Já na manteiga, Portugal tem um consumo razoavelmente baixo em relação à média europeia e muito inferior a alguns países. A principal explicação para este facto deriva dos hábitos de consumo, e nomeadamente da utilização de azeite e óleos como principais gorduras alimentares em Portugal, enquanto noutros países é utilizada manteiga. De qualquer forma, o mercado tinha vindo a quebrar mas as descidas foram de alguma forma controladas com a introdução de novos produtos, como por exemplo o segmento magro, uma novidade da Matinal – marca já de si conotada com qualidade – e que obrigou os restantes fabricantes a realizarem esforços a diversos níveis, incluindo packaging mais atractivo. Os níveis de consumo estancaram a sangria que se verificava a dada altura.

Contudo, é de salientar que nem todas a inovações mereceram por parte do consumidor a receptividade esperada. Veja-se o caso das fáceis de barrar, segmento aberto com a manteiga de origem neo-zelandesa Anchor. Utilizou-se uma embalagem de margarina para acondicionar o produto, colocou-se na fronteira entre manteigas e margarinas no linear e mesmo a cor lembrava mais margarina. Resultado: um dos maiores flops verificados no sector.

Para esta área de negócio, os números Nielsen apontam uma evolução negativa de 2,2% em volume e 3,6% em valor, num negócio que ultrapassa os 50 milhões de euros anuais. A descida maior em valor prende-se com o crescente sucesso das marcas próprias neste mercado, as quais atingirão já quotas na ordem dos 20% em quantidade e 16 pontos em valor. A manteiga com sal continua a dominar o mercado, sendo responsável por 95% das vendas, contra uma participação mínima da manteiga com sal.

O sector de lacticínios continua a ser incontornável na dieta alimentar dos portugueses, sendo certamente uma das áreas mais dinâmicas do grande consumo. É um mercado que beneficia do facto de a rede de frio se ter espalhado por todo o país, o que levou à disseminação do consumo, mas que pela mesma razão exige maior esforço por parte de fabricantes, nomeadamente para entrada em linha, e de distribuidores, devido ao necessário controlo de stocks e rotação de produto na prateleira.

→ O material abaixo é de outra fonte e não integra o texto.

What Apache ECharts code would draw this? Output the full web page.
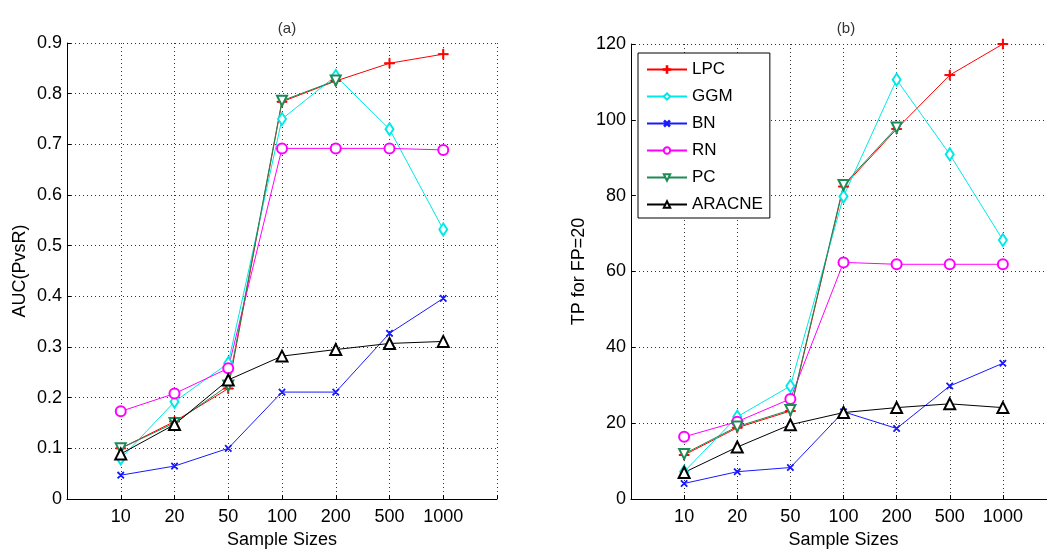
<!DOCTYPE html>
<html>
<head>
<meta charset="utf-8">
<script src="https://cdn.jsdelivr.net/npm/echarts@6/dist/echarts.min.js"></script>
<style>
html,body{margin:0;padding:0;background:#fff;}
#chart{width:1047px;height:550px;}
</style>
</head>
<body>
<div id="chart"></div>
<script>
// ---- data ----
var categories = ['10', '20', '50', '100', '200', '500', '1000'];
var seriesNames = ['LPC', 'GGM', 'BN', 'RN', 'PC', 'ARACNE'];

// Panel (a): AUC(PvsR)
var aLPC    = [0.100, 0.153, 0.218, 0.784, 0.825, 0.860, 0.878];
var aGGM    = [0.080, 0.192, 0.268, 0.750, 0.835, 0.730, 0.532];
var aBN     = [0.047, 0.065, 0.100, 0.211, 0.211, 0.327, 0.396];
var aRN     = [0.173, 0.208, 0.258, 0.692, 0.692, 0.692, 0.689];
var aPC     = [0.100, 0.150, 0.224, 0.786, 0.826];
var aARACNE = [0.089, 0.147, 0.235, 0.282, 0.295, 0.307, 0.311];

// Panel (b): TP for FP=20
var bLPC    = [11.6, 18.8, 23.2, 82.4, 97.6, 111.8, 120.0];
var bGGM    = [7.2, 21.7, 29.8, 79.8, 110.6, 90.9, 68.3];
var bBN     = [4.1, 7.2, 8.3, 23.0, 18.6, 29.8, 35.8];
var bRN     = [16.4, 20.4, 26.4, 62.4, 61.9, 61.9, 61.9];
var bPC     = [11.9, 19.1, 23.5, 82.8, 98.0];
var bARACNE = [7.0, 13.7, 19.6, 22.8, 24.1, 25.1, 24.1];

var aTicks = [0, 0.1, 0.2, 0.3, 0.4, 0.5, 0.6, 0.7, 0.8, 0.9];
var bTicks = [0, 20, 40, 60, 80, 100, 120];

// ---- styles ----
var FONT = '"Liberation Sans", Arial, sans-serif';
var styles = {
  LPC:    {color: '#ff0000', symbol: 'path://M4.5,0h1v10h-1z M0,4.5h10v1h-10z', size: 10, rotate: 0},
  GGM:    {color: '#00e8e8', symbol: 'emptyDiamond', size: [8, 12], rotate: 0},
  BN:     {color: '#1a1aff', symbol: 'path://M4.5,0h1v10h-1z M0,4.5h10v1h-10z', size: 8, rotate: 45},
  RN:     {color: '#ff00ff', symbol: 'emptyCircle', size: 10, rotate: 0},
  PC:     {color: '#1e8a55', symbol: 'emptyTriangle', size: 10, rotate: 180},
  ARACNE: {color: '#000000', symbol: 'emptyTriangle', size: 11, rotate: 0}
};

function toPoints(arr) {
  return arr.map(function (v, i) { return [i + 1, v]; });
}

function mkSeries(name, arr, idx) {
  var s = styles[name];
  return {
    name: name,
    type: 'line',
    xAxisIndex: idx,
    yAxisIndex: idx,
    data: toPoints(arr),
    symbol: s.symbol,
    symbolSize: s.size,
    symbolRotate: s.rotate,
    showAllSymbol: true,
    lineStyle: {color: s.color, width: 1},
    itemStyle: {color: s.color, borderColor: s.color, borderWidth: 1},
    emphasis: {disabled: true},
    z: 3
  };
}

var dotted = {type: [1, 3], color: '#333', width: 1};

function xAxis(gridIndex) {
  return {
    type: 'value', gridIndex: gridIndex, min: 0, max: 8, interval: 1,
    name: 'Sample Sizes', nameLocation: 'middle', nameGap: 31,
    nameTextStyle: {fontFamily: FONT, fontSize: 18, color: '#000'},
    axisLine: {show: true, lineStyle: {color: '#000', width: 1}},
    axisTick: {show: true, inside: true, length: 4, lineStyle: {color: '#000'}},
    axisLabel: {
      fontFamily: FONT, fontSize: 18, color: '#000', margin: 9,
      formatter: function (v) { return (v >= 1 && v <= 7) ? categories[v - 1] : ''; }
    },
    splitLine: {show: true, lineStyle: dotted}
  };
}

function yAxis(gridIndex, name, ticks, gap, fmt) {
  return {
    type: 'value', gridIndex: gridIndex,
    min: ticks[0], max: ticks[ticks.length - 1], interval: ticks[1] - ticks[0],
    name: name, nameLocation: 'middle', nameRotate: 90, nameGap: gap,
    nameTextStyle: {fontFamily: FONT, fontSize: 18, color: '#000'},
    axisLine: {show: true, lineStyle: {color: '#000', width: 1}},
    axisTick: {show: true, inside: true, length: 4, lineStyle: {color: '#000'}},
    axisLabel: {fontFamily: FONT, fontSize: 18, color: '#000', margin: 5, formatter: fmt},
    splitLine: {show: true, lineStyle: dotted}
  };
}

var series = [];
[aLPC, aGGM, aBN, aRN, aPC, aARACNE].forEach(function (arr, i) { series.push(mkSeries(seriesNames[i], arr, 0)); });
[bLPC, bGGM, bBN, bRN, bPC, bARACNE].forEach(function (arr, i) { series.push(mkSeries(seriesNames[i], arr, 1)); });

var option = {
  animation: false,
  backgroundColor: '#fff',
  title: [
    {text: '(a)', left: 282, top: 16, textAlign: 'center',
     textStyle: {fontFamily: FONT, fontSize: 15, fontWeight: 'normal', color: '#333'}},
    {text: '(b)', left: 841, top: 16, textAlign: 'center',
     textStyle: {fontFamily: FONT, fontSize: 15, fontWeight: 'normal', color: '#333'}}
  ],
  grid: [
    {left: 67, top: 43, width: 430, height: 456, containLabel: false, outerBoundsMode: 'none'},
    {left: 631, top: 44, width: 425, height: 455, containLabel: false, outerBoundsMode: 'none'}
  ],
  legend: {
    data: seriesNames,
    orient: 'vertical',
    left: 638, top: 53,
    padding: [8, 7, 5, 8],
    itemWidth: 40, itemHeight: 8, itemGap: 10,
    itemTextGap: 3,
    backgroundColor: '#fff',
    borderColor: '#000', borderWidth: 1, borderRadius: 0,
    selectedMode: false,
    textStyle: {fontFamily: FONT, fontSize: 17, color: '#000', lineHeight: 17}
  },
  xAxis: [xAxis(0), xAxis(1)],
  yAxis: [
    yAxis(0, 'AUC(PvsR)', aTicks, 38, function (v) { return v === 0 ? '0' : v.toFixed(1); }),
    yAxis(1, 'TP for FP=20', bTicks, 43, function (v) { return String(v); })
  ],
  series: series
};

var chart = echarts.init(document.getElementById('chart'), null, {renderer: 'canvas'});
chart.setOption(option);
</script>
</body>
</html>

Caracterizado hoje por conceitos de conveniência e apelando a benefícios para a saúde, o mercado de lacticínios continua a ser essencialmente local, uma vez que, em grande parte dos casos, falamos de produtos com um período de vida curto. Do ponto de vista logístico, portanto, tal facto dificulta um crescimento demasiado elevado dos produtos importados, permitindo aos fabricantes locais manterem um peso fundamental para que a cadeia comercial consiga responder aos anseios do consumidor.